___ Recorded data ___
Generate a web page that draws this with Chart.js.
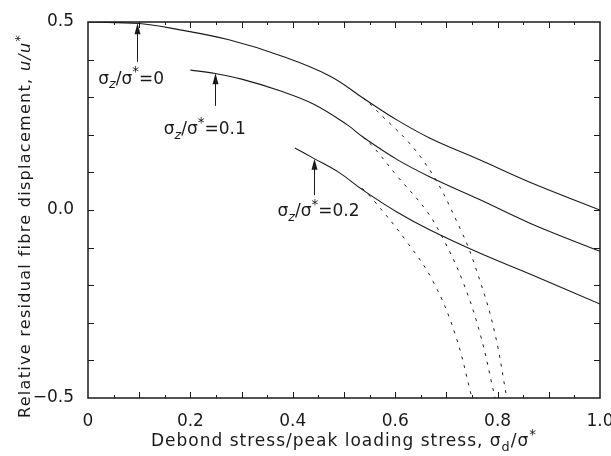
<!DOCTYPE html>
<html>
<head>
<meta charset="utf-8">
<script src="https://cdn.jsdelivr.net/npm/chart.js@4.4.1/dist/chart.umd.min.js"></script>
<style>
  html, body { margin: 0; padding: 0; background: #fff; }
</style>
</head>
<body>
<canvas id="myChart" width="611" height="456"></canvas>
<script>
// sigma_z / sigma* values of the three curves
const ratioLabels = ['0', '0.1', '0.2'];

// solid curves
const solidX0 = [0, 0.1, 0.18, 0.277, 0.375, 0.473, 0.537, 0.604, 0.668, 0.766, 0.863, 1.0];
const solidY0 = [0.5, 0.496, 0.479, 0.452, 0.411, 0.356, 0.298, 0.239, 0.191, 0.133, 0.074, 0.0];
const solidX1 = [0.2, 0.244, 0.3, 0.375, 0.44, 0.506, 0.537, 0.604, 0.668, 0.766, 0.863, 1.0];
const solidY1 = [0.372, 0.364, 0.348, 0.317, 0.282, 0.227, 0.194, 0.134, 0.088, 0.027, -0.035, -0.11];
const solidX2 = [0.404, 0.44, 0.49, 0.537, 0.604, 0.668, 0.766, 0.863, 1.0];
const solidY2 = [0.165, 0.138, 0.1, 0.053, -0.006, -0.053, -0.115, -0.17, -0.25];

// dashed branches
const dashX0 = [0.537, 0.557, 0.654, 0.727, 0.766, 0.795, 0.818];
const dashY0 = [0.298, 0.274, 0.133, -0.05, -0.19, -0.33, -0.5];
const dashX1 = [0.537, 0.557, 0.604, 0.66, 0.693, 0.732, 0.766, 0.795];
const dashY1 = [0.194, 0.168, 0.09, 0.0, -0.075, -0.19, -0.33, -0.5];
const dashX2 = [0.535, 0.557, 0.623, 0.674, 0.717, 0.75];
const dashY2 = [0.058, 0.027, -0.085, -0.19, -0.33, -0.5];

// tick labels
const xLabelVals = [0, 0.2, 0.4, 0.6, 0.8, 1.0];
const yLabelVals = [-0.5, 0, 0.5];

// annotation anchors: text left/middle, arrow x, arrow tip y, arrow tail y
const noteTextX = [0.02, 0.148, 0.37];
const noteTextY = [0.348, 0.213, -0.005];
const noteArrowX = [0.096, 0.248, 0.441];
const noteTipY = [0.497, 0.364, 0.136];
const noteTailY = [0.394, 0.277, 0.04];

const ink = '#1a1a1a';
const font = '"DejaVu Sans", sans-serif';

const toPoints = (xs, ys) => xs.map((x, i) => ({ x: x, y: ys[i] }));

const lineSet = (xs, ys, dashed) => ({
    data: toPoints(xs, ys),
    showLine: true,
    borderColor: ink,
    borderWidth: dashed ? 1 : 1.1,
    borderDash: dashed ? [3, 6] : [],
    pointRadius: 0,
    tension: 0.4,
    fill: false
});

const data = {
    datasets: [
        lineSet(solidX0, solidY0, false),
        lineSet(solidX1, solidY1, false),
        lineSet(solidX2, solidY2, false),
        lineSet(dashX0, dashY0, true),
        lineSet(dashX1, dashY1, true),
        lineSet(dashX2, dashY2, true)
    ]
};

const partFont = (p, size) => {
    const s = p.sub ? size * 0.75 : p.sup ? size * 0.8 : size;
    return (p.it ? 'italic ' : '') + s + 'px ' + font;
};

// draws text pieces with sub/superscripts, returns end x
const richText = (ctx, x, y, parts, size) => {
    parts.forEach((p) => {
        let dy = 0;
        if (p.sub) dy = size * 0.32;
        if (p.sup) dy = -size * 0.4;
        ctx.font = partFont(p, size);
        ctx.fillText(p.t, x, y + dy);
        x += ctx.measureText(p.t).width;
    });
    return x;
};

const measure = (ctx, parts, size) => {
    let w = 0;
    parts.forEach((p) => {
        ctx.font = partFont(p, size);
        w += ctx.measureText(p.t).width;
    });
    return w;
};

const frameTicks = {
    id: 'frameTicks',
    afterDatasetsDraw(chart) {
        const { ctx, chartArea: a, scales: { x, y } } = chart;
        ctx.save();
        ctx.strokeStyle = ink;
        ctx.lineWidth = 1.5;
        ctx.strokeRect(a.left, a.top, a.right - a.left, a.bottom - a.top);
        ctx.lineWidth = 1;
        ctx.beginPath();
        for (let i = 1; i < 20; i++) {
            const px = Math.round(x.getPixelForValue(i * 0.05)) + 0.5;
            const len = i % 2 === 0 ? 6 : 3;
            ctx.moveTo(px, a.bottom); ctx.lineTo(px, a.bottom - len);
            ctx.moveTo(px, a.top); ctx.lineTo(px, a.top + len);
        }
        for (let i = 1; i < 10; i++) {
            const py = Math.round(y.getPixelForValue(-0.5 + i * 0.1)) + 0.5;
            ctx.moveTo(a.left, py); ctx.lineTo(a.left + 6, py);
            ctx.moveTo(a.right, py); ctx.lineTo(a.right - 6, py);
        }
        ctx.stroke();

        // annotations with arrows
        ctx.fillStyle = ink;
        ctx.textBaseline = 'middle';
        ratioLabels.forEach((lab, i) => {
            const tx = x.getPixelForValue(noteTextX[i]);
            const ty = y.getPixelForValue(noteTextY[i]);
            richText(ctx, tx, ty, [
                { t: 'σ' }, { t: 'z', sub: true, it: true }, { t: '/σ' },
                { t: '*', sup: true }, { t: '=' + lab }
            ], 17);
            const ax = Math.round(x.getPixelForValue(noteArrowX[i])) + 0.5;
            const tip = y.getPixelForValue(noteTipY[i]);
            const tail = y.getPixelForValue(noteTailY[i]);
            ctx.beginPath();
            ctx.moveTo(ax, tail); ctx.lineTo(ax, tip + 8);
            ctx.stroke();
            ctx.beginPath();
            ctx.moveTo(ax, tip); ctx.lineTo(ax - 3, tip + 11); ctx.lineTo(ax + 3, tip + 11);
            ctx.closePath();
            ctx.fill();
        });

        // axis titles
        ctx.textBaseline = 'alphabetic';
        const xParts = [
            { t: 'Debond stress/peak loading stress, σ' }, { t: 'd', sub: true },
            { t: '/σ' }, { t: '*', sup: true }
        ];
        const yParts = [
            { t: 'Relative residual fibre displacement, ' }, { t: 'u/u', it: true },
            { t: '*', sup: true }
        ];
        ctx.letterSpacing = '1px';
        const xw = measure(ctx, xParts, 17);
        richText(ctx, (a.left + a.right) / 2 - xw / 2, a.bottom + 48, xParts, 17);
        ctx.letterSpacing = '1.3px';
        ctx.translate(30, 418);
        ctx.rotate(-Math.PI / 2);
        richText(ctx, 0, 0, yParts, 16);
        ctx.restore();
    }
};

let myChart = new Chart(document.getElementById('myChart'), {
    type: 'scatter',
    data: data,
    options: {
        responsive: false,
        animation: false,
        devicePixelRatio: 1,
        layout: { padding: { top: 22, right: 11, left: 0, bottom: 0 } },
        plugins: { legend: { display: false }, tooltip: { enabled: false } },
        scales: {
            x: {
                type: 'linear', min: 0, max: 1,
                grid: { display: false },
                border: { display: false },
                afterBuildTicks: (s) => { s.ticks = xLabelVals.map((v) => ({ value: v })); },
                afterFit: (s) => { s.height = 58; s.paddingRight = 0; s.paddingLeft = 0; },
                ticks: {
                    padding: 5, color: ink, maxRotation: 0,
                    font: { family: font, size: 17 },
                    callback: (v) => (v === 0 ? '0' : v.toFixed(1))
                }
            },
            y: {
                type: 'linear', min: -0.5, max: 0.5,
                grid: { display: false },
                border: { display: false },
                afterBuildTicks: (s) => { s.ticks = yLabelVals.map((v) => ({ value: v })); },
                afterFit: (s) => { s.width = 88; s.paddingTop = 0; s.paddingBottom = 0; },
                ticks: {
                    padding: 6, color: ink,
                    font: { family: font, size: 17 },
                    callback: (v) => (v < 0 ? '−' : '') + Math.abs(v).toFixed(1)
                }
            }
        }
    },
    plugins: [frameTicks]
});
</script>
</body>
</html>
___
Exactly as written, please give again the lines from the beginning of the listing through the line containing "-0.115, -0.17, -0.25];", inclusive, without any pictures.

Generate a web page that draws this with Chart.js.
<!DOCTYPE html>
<html>
<head>
<meta charset="utf-8">
<script src="https://cdn.jsdelivr.net/npm/chart.js@4.4.1/dist/chart.umd.min.js"></script>
<style>
  html, body { margin: 0; padding: 0; background: #fff; }
</style>
</head>
<body>
<canvas id="myChart" width="611" height="456"></canvas>
<script>
// sigma_z / sigma* values of the three curves
const ratioLabels = ['0', '0.1', '0.2'];

// solid curves
const solidX0 = [0, 0.1, 0.18, 0.277, 0.375, 0.473, 0.537, 0.604, 0.668, 0.766, 0.863, 1.0];
const solidY0 = [0.5, 0.496, 0.479, 0.452, 0.411, 0.356, 0.298, 0.239, 0.191, 0.133, 0.074, 0.0];
const solidX1 = [0.2, 0.244, 0.3, 0.375, 0.44, 0.506, 0.537, 0.604, 0.668, 0.766, 0.863, 1.0];
const solidY1 = [0.372, 0.364, 0.348, 0.317, 0.282, 0.227, 0.194, 0.134, 0.088, 0.027, -0.035, -0.11];
const solidX2 = [0.404, 0.44, 0.49, 0.537, 0.604, 0.668, 0.766, 0.863, 1.0];
const solidY2 = [0.165, 0.138, 0.1, 0.053, -0.006, -0.053, -0.115, -0.17, -0.25];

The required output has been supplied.